[start Supplied data]

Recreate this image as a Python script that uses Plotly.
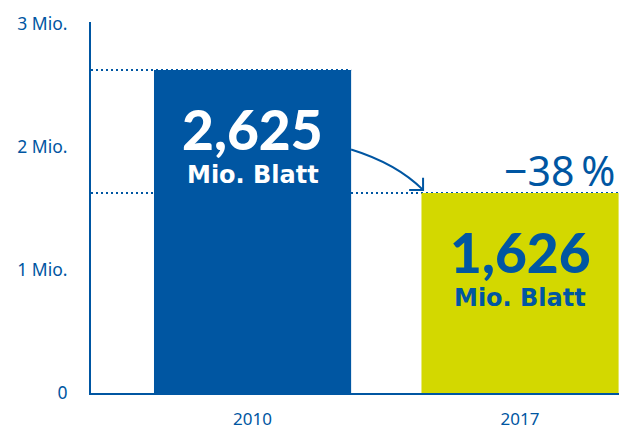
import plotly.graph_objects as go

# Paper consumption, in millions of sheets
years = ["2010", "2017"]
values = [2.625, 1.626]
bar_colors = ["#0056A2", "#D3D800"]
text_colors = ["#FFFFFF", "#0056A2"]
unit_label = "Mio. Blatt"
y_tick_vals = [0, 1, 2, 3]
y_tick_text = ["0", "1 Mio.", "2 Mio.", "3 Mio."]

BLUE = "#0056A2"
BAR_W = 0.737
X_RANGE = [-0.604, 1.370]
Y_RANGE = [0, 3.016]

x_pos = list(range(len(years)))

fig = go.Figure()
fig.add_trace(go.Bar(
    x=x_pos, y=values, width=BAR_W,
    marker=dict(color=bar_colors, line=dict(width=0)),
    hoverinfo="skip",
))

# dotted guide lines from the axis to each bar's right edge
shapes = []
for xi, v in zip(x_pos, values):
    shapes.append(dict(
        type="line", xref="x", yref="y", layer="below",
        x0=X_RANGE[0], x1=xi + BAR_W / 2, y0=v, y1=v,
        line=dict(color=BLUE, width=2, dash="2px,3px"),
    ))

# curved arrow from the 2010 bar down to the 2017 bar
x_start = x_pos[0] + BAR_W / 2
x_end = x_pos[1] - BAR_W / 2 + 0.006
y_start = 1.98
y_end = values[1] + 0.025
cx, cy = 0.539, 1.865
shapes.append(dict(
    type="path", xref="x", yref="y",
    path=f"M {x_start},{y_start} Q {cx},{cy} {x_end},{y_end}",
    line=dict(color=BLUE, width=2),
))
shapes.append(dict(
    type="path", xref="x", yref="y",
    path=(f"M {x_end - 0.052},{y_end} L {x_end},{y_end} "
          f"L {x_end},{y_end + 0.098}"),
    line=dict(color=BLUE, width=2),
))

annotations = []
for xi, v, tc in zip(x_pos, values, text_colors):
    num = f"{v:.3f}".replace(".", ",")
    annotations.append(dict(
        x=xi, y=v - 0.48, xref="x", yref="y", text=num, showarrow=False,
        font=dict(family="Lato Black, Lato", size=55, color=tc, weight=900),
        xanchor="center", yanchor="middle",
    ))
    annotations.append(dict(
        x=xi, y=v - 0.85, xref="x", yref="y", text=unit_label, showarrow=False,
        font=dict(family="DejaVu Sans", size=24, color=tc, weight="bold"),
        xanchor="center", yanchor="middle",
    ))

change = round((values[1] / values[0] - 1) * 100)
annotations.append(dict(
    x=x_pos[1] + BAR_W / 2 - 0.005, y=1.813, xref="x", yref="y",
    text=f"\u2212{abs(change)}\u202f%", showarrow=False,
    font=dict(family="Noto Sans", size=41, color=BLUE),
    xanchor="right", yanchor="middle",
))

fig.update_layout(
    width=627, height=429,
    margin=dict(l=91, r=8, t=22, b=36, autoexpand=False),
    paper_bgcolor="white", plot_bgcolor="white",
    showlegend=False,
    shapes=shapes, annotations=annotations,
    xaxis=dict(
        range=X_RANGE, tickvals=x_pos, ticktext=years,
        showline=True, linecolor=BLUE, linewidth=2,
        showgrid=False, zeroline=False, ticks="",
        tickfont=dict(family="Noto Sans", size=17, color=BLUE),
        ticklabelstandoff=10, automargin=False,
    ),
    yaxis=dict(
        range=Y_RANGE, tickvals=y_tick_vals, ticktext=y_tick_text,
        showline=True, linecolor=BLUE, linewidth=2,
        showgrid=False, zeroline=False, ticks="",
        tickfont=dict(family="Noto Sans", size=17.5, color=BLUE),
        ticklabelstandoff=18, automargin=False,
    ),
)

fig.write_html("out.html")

[end Supplied data]

§ Instruction:
In your copy, leave out the pictures and reproduce the material above exactly.

§ Task answer:
Recreate this image as a Python script that uses Plotly.
import plotly.graph_objects as go

# Paper consumption, in millions of sheets
years = ["2010", "2017"]
values = [2.625, 1.626]
bar_colors = ["#0056A2", "#D3D800"]
text_colors = ["#FFFFFF", "#0056A2"]
unit_label = "Mio. Blatt"
y_tick_vals = [0, 1, 2, 3]
y_tick_text = ["0", "1 Mio.", "2 Mio.", "3 Mio."]

BLUE = "#0056A2"
BAR_W = 0.737
X_RANGE = [-0.604, 1.370]
Y_RANGE = [0, 3.016]

x_pos = list(range(len(years)))

fig = go.Figure()
fig.add_trace(go.Bar(
    x=x_pos, y=values, width=BAR_W,
    marker=dict(color=bar_colors, line=dict(width=0)),
    hoverinfo="skip",
))

# dotted guide lines from the axis to each bar's right edge
shapes = []
for xi, v in zip(x_pos, values):
    shapes.append(dict(
        type="line", xref="x", yref="y", layer="below",
        x0=X_RANGE[0], x1=xi + BAR_W / 2, y0=v, y1=v,
        line=dict(color=BLUE, width=2, dash="2px,3px"),
    ))

# curved arrow from the 2010 bar down to the 2017 bar
x_start = x_pos[0] + BAR_W / 2
x_end = x_pos[1] - BAR_W / 2 + 0.006
y_start = 1.98
y_end = values[1] + 0.025
cx, cy = 0.539, 1.865
shapes.append(dict(
    type="path", xref="x", yref="y",
    path=f"M {x_start},{y_start} Q {cx},{cy} {x_end},{y_end}",
    line=dict(color=BLUE, width=2),
))
shapes.append(dict(
    type="path", xref="x", yref="y",
    path=(f"M {x_end - 0.052},{y_end} L {x_end},{y_end} "
          f"L {x_end},{y_end + 0.098}"),
    line=dict(color=BLUE, width=2),
))

annotations = []
for xi, v, tc in zip(x_pos, values, text_colors):
    num = f"{v:.3f}".replace(".", ",")
    annotations.append(dict(
        x=xi, y=v - 0.48, xref="x", yref="y", text=num, showarrow=False,
        font=dict(family="Lato Black, Lato", size=55, color=tc, weight=900),
        xanchor="center", yanchor="middle",
    ))
    annotations.append(dict(
        x=xi, y=v - 0.85, xref="x", yref="y", text=unit_label, showarrow=False,
        font=dict(family="DejaVu Sans", size=24, color=tc, weight="bold"),
        xanchor="center", yanchor="middle",
    ))

change = round((values[1] / values[0] - 1) * 100)
annotations.append(dict(
    x=x_pos[1] + BAR_W / 2 - 0.005, y=1.813, xref="x", yref="y",
    text=f"\u2212{abs(change)}\u202f%", showarrow=False,
    font=dict(family="Noto Sans", size=41, color=BLUE),
    xanchor="right", yanchor="middle",
))

fig.update_layout(
    width=627, height=429,
    margin=dict(l=91, r=8, t=22, b=36, autoexpand=False),
    paper_bgcolor="white", plot_bgcolor="white",
    showlegend=False,
    shapes=shapes, annotations=annotations,
    xaxis=dict(
        range=X_RANGE, tickvals=x_pos, ticktext=years,
        showline=True, linecolor=BLUE, linewidth=2,
        showgrid=False, zeroline=False, ticks="",
        tickfont=dict(family="Noto Sans", size=17, color=BLUE),
        ticklabelstandoff=10, automargin=False,
    ),
    yaxis=dict(
        range=Y_RANGE, tickvals=y_tick_vals, ticktext=y_tick_text,
        showline=True, linecolor=BLUE, linewidth=2,
        showgrid=False, zeroline=False, ticks="",
        tickfont=dict(family="Noto Sans", size=17.5, color=BLUE),
        ticklabelstandoff=18, automargin=False,
    ),
)

fig.write_html("out.html")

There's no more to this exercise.